What to produce:
Nothing after the line with "y_scale = alt.Scale(domain=y_domain, nice=False, zero=False)" belongs in the copy; extract the lines below from the top through that line, pictures left out.

-- Start Data block --

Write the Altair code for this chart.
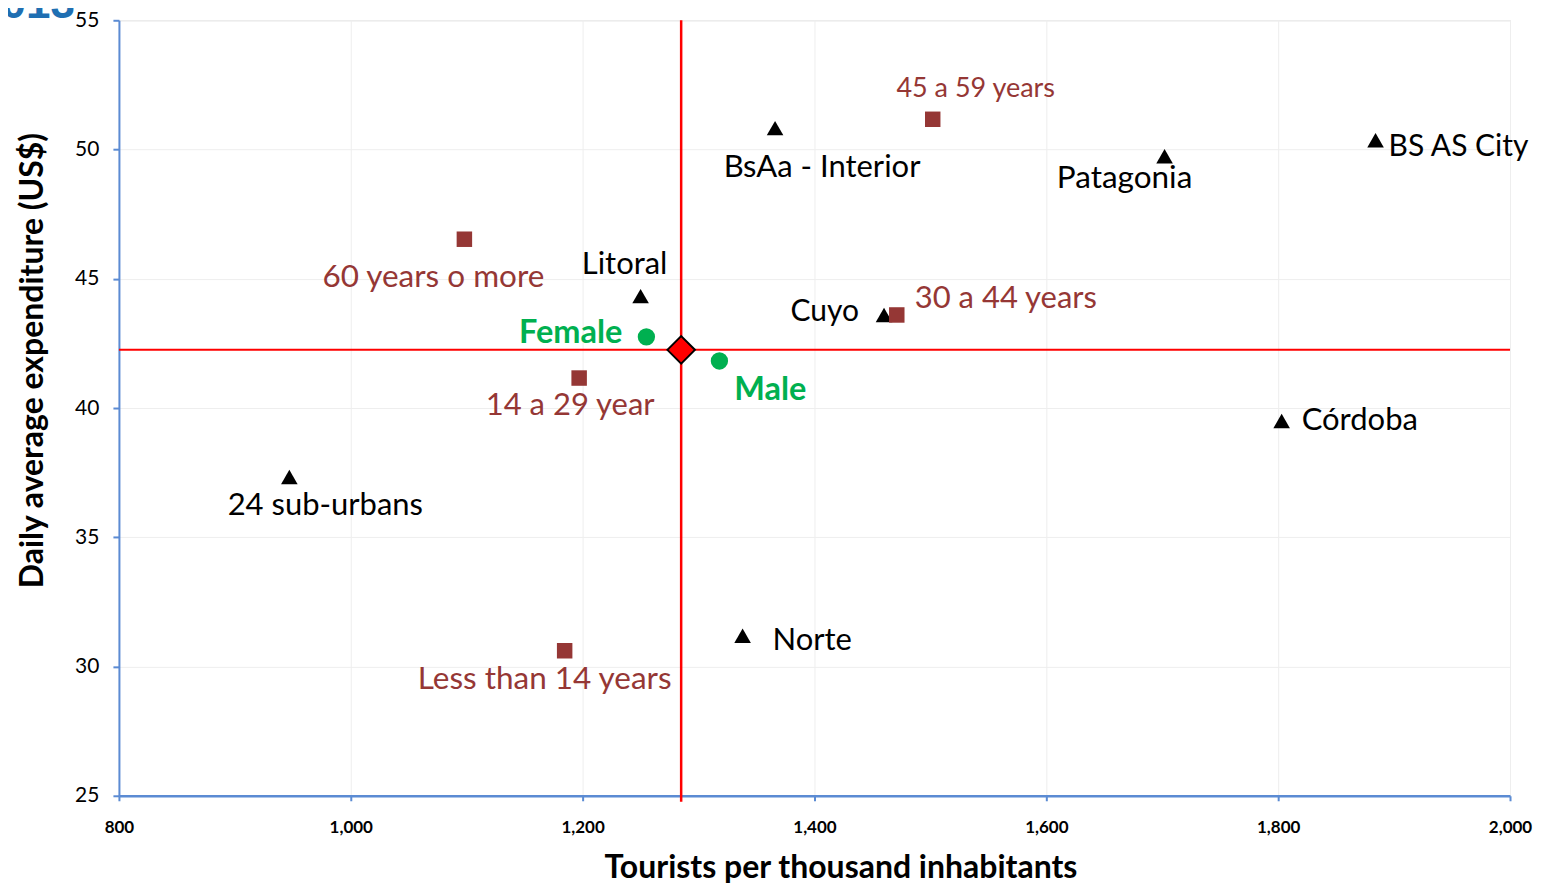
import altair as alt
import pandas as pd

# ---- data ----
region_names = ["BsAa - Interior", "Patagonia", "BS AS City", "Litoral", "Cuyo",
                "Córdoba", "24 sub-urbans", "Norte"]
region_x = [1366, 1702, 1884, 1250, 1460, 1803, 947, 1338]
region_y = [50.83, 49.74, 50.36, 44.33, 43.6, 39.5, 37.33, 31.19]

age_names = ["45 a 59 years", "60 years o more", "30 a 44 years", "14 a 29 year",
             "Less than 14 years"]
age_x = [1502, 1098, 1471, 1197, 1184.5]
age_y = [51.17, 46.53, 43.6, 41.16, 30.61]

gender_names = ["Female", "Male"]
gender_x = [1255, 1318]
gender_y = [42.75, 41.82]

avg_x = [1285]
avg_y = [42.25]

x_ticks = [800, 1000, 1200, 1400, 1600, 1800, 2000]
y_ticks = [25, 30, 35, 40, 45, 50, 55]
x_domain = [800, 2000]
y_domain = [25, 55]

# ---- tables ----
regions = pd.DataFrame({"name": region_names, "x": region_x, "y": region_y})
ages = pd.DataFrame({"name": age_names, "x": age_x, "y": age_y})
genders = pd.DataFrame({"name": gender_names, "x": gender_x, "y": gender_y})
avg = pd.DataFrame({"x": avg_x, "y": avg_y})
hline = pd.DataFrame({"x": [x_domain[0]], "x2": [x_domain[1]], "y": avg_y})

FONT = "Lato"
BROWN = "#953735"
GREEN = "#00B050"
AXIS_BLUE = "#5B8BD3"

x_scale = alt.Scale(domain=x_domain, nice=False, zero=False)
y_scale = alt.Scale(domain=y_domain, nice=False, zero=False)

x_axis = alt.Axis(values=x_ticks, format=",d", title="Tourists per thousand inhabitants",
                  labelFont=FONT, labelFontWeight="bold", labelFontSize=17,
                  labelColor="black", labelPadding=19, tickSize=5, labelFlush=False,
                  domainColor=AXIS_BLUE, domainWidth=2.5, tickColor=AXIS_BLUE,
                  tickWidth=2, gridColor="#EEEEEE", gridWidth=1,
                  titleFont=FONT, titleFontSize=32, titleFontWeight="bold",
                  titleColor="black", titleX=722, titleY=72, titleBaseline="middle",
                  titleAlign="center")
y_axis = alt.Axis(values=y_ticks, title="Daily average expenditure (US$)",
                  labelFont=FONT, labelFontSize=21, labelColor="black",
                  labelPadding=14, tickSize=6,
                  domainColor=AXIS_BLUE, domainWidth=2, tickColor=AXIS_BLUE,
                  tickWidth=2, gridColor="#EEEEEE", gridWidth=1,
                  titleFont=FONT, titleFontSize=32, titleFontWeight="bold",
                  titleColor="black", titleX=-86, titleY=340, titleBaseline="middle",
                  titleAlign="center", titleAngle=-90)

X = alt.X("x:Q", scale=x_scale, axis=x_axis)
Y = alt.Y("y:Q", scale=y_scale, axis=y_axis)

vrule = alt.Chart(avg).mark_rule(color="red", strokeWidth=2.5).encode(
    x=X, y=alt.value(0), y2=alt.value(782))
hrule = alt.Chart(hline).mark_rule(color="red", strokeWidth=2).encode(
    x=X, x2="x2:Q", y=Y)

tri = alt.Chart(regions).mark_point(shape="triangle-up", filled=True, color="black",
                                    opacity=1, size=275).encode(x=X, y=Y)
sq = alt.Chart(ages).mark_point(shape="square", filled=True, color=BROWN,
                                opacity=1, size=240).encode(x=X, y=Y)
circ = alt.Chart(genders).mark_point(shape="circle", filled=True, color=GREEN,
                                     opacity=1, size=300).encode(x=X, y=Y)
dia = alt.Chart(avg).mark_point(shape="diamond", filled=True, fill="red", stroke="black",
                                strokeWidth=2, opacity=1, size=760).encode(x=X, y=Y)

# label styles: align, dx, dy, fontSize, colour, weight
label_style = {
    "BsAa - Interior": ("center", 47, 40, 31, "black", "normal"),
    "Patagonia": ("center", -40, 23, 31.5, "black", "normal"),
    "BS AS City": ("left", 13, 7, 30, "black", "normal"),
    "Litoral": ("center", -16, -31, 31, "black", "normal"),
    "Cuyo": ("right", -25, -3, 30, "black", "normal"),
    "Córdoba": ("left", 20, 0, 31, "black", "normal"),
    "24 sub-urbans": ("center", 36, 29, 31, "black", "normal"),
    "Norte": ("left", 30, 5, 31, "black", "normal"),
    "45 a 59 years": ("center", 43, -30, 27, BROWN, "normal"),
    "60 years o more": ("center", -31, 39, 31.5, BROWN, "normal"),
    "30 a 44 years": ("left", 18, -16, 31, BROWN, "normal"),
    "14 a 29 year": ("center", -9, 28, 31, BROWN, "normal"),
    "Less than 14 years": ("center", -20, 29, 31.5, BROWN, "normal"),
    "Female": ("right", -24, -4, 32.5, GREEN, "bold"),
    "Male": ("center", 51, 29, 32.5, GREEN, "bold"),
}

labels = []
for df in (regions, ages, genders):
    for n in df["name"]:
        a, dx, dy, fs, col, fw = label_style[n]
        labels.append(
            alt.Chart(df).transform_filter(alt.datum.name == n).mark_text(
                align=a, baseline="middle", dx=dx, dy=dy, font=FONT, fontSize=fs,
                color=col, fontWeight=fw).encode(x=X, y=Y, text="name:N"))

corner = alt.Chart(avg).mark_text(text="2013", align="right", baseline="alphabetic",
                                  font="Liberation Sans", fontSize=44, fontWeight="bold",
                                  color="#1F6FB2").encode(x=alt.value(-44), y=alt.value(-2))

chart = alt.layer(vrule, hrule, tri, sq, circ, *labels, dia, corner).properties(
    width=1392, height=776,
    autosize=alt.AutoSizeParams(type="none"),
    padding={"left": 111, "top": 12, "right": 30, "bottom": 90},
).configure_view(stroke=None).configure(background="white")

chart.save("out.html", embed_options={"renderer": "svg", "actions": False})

-- End Data block --

Reply:
Write the Altair code for this chart.
import altair as alt
import pandas as pd

# ---- data ----
region_names = ["BsAa - Interior", "Patagonia", "BS AS City", "Litoral", "Cuyo",
                "Córdoba", "24 sub-urbans", "Norte"]
region_x = [1366, 1702, 1884, 1250, 1460, 1803, 947, 1338]
region_y = [50.83, 49.74, 50.36, 44.33, 43.6, 39.5, 37.33, 31.19]

age_names = ["45 a 59 years", "60 years o more", "30 a 44 years", "14 a 29 year",
             "Less than 14 years"]
age_x = [1502, 1098, 1471, 1197, 1184.5]
age_y = [51.17, 46.53, 43.6, 41.16, 30.61]

gender_names = ["Female", "Male"]
gender_x = [1255, 1318]
gender_y = [42.75, 41.82]

avg_x = [1285]
avg_y = [42.25]

x_ticks = [800, 1000, 1200, 1400, 1600, 1800, 2000]
y_ticks = [25, 30, 35, 40, 45, 50, 55]
x_domain = [800, 2000]
y_domain = [25, 55]

# ---- tables ----
regions = pd.DataFrame({"name": region_names, "x": region_x, "y": region_y})
ages = pd.DataFrame({"name": age_names, "x": age_x, "y": age_y})
genders = pd.DataFrame({"name": gender_names, "x": gender_x, "y": gender_y})
avg = pd.DataFrame({"x": avg_x, "y": avg_y})
hline = pd.DataFrame({"x": [x_domain[0]], "x2": [x_domain[1]], "y": avg_y})

FONT = "Lato"
BROWN = "#953735"
GREEN = "#00B050"
AXIS_BLUE = "#5B8BD3"

x_scale = alt.Scale(domain=x_domain, nice=False, zero=False)
y_scale = alt.Scale(domain=y_domain, nice=False, zero=False)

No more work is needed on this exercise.